What is asked:
Copy everything in the data below exactly except the pictures.

Extracted records:

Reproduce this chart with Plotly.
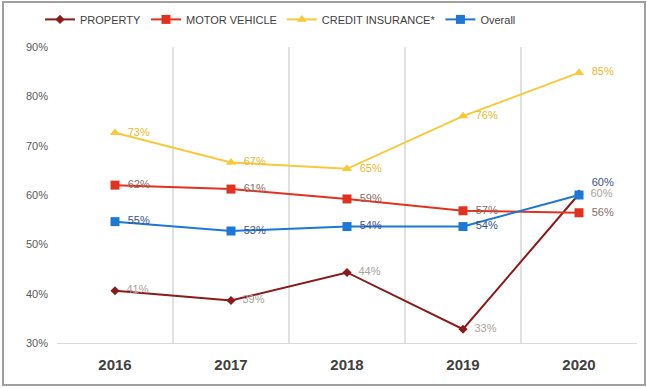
import plotly.graph_objects as go

years = ["2016", "2017", "2018", "2019", "2020"]
property_vals = [40.6, 38.6, 44.3, 32.8, 60.2]
motor_vals = [62.0, 61.2, 59.2, 56.8, 56.4]
credit_vals = [72.6, 66.6, 65.3, 76.0, 84.8]
overall_vals = [54.6, 52.7, 53.6, 53.6, 60.0]

series = [
    ("PROPERTY", property_vals, "#8B1A1A", "diamond", 7, "#A8A29A",
     ["middle right"] * 5),
    ("MOTOR VEHICLE", motor_vals, "#E2321F", "square", 9, "#8C6A66",
     ["middle right"] * 5),
    ("CREDIT INSURANCE*", credit_vals, "#F9C93A", "triangle-up", 9, "#E8B92E",
     ["middle right"] * 5),
    ("Overall", overall_vals, "#1C78D4", "square", 9, "#3B4E8C",
     ["middle right"] * 4 + ["top right"]),
]

fig = go.Figure()
for name, vals, color, sym, size, tcol, pos in series:
    fig.add_trace(go.Scatter(
        x=years, y=vals, name=name, mode="lines+markers+text",
        line=dict(color=color, width=2),
        marker=dict(symbol=sym, size=size, color=color),
        texttemplate="  %{y:.0f}%", textposition=pos,
        textfont=dict(family="Liberation Sans", size=11, color=tcol),
        cliponaxis=False,
    ))

fig.update_layout(
    width=647, height=388,
    margin=dict(l=57, r=10, t=47, b=45, autoexpand=False),
    paper_bgcolor="white", plot_bgcolor="white",
    font=dict(family="Liberation Sans", color="#595959"),
    legend=dict(orientation="h", x=40 / 647, xanchor="left", xref="container",
                y=0.95, yanchor="middle", yref="container",
                font=dict(size=11, color="#404040"),
                tracegroupgap=0),
    showlegend=True,
)

fig.update_xaxes(
    type="category", tickson="boundaries", showgrid=True, gridcolor="#E0E0E0",
    gridwidth=1.5, showline=True, linecolor="#D9D9D9", ticks="",
    tickfont=dict(family="Liberation Sans", size=15, color="#404040", weight="bold"),
    ticklabelstandoff=8,
    range=[-0.5, 4.5],
)
fig.update_yaxes(
    range=[30, 90], dtick=10, ticksuffix="%", showgrid=False, zeroline=False,
    tickfont=dict(family="Liberation Sans", size=11, color="#595959"),
    ticklabelstandoff=8,
)

fig.add_shape(type="rect", xref="paper", yref="paper",
              x0=-54/580, x1=1 + 8/580, y0=-42/296, y1=1 + 45/296,
              line=dict(color="#A0A0A0", width=2), layer="below")

fig.write_html("out.html")
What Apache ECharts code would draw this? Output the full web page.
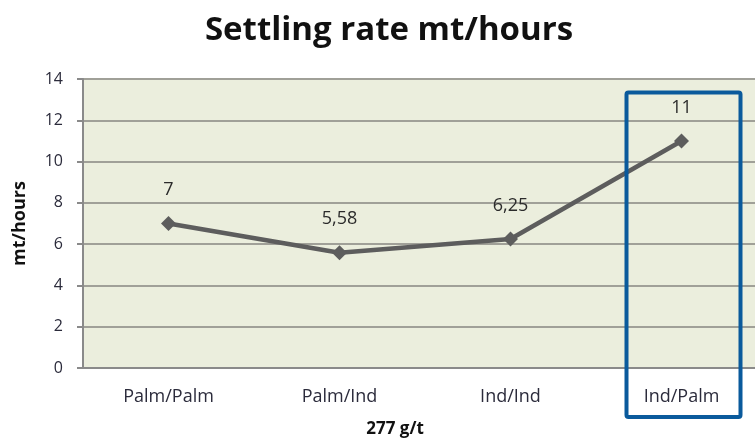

Reply to the exercise:
Reproduce this chart with Plotly.
import plotly.graph_objects as go

years = ["2016", "2017", "2018", "2019", "2020"]
property_vals = [40.6, 38.6, 44.3, 32.8, 60.2]
motor_vals = [62.0, 61.2, 59.2, 56.8, 56.4]
credit_vals = [72.6, 66.6, 65.3, 76.0, 84.8]
overall_vals = [54.6, 52.7, 53.6, 53.6, 60.0]

series = [
    ("PROPERTY", property_vals, "#8B1A1A", "diamond", 7, "#A8A29A",
     ["middle right"] * 5),
    ("MOTOR VEHICLE", motor_vals, "#E2321F", "square", 9, "#8C6A66",
     ["middle right"] * 5),
    ("CREDIT INSURANCE*", credit_vals, "#F9C93A", "triangle-up", 9, "#E8B92E",
     ["middle right"] * 5),
    ("Overall", overall_vals, "#1C78D4", "square", 9, "#3B4E8C",
     ["middle right"] * 4 + ["top right"]),
]

fig = go.Figure()
for name, vals, color, sym, size, tcol, pos in series:
    fig.add_trace(go.Scatter(
        x=years, y=vals, name=name, mode="lines+markers+text",
        line=dict(color=color, width=2),
        marker=dict(symbol=sym, size=size, color=color),
        texttemplate="  %{y:.0f}%", textposition=pos,
        textfont=dict(family="Liberation Sans", size=11, color=tcol),
        cliponaxis=False,
    ))

fig.update_layout(
    width=647, height=388,
    margin=dict(l=57, r=10, t=47, b=45, autoexpand=False),
    paper_bgcolor="white", plot_bgcolor="white",
    font=dict(family="Liberation Sans", color="#595959"),
    legend=dict(orientation="h", x=40 / 647, xanchor="left", xref="container",
                y=0.95, yanchor="middle", yref="container",
                font=dict(size=11, color="#404040"),
                tracegroupgap=0),
    showlegend=True,
)

fig.update_xaxes(
    type="category", tickson="boundaries", showgrid=True, gridcolor="#E0E0E0",
    gridwidth=1.5, showline=True, linecolor="#D9D9D9", ticks="",
    tickfont=dict(family="Liberation Sans", size=15, color="#404040", weight="bold"),
    ticklabelstandoff=8,
    range=[-0.5, 4.5],
)
fig.update_yaxes(
    range=[30, 90], dtick=10, ticksuffix="%", showgrid=False, zeroline=False,
    tickfont=dict(family="Liberation Sans", size=11, color="#595959"),
    ticklabelstandoff=8,
)

fig.add_shape(type="rect", xref="paper", yref="paper",
              x0=-54/580, x1=1 + 8/580, y0=-42/296, y1=1 + 45/296,
              line=dict(color="#A0A0A0", width=2), layer="below")

fig.write_html("out.html")
What Apache ECharts code would draw this? Output the full web page.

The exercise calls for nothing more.